Nothing is permanent and very little is predictable, least of all people and the connections people build.
We are building a business based on the connections between people. These connections are beautiful and good. Meeting other human beings is a thing that brings us human beings joy. Watching other people use the things we’ve built is incredibly fulfilling.
But that fulfillment and that joy cannot exist without pain and disappointment and sorrow. Those hard things are an inextractible, essential part of every human connection. Those hard things are immanent in building things that other people use. We, as engineers, are not special in that regard. I promise that for every hardship we endure – every broken build, every hold in the push queue, every organizational frustration – each one of our sellers can match it and more: dried-up paint, cracked clay, bad suppliers, buyers who are impossible to satisfy, bills that pile up faster than orders.

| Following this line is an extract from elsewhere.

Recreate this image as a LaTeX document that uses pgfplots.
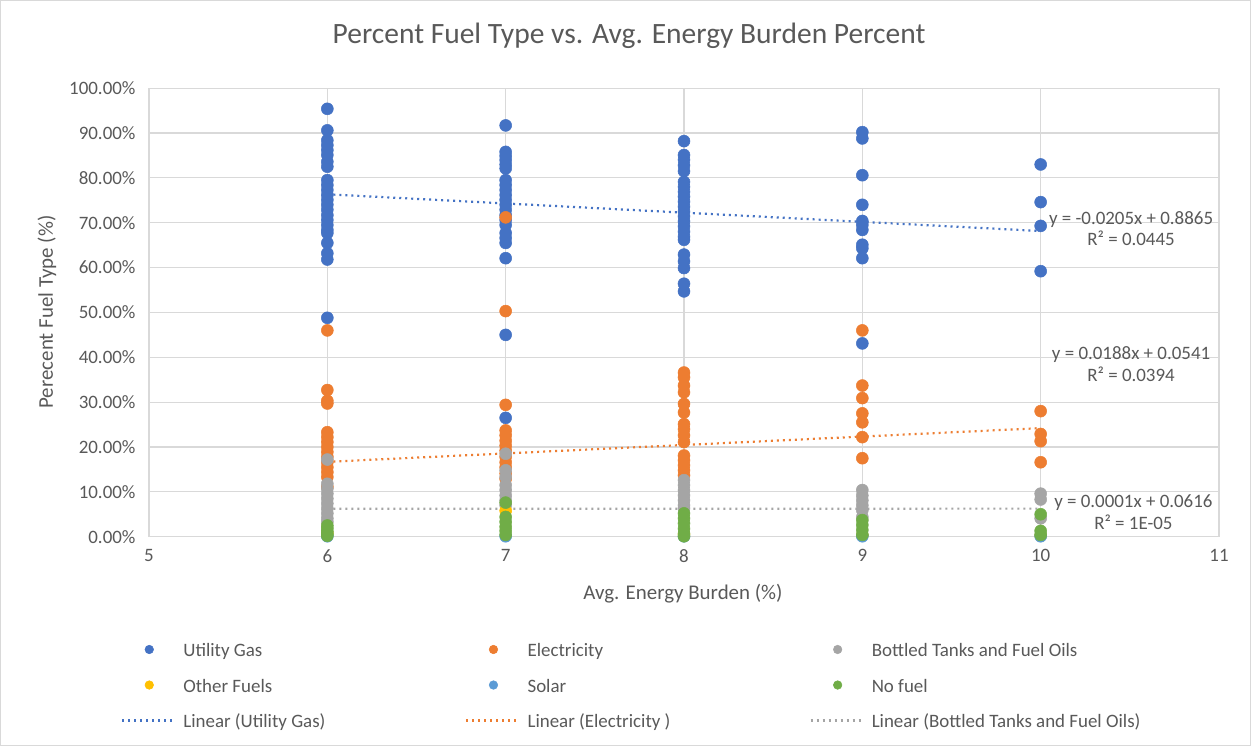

The fun things bring us joy; the hard and painful things bring us empathy.
The fulfillment we feel in building Etsy, in reimagining commerce, comes not only from the fun and inspiring times, but also from the things that are hard. I’m asking you to do something – talk to sellers, in person, face to face – that is mostly fun and inspiring but inevitably difficult.
It is worth it. We will be better makers of things by knowing other makers of things as the human beings they are: with their own joys, with their own success, with their own struggles. Our jobs become more fulfilling and we become more thoughtful when we can see the entire experience of our users.
Please, talk to our sellers. They’re a lot like us.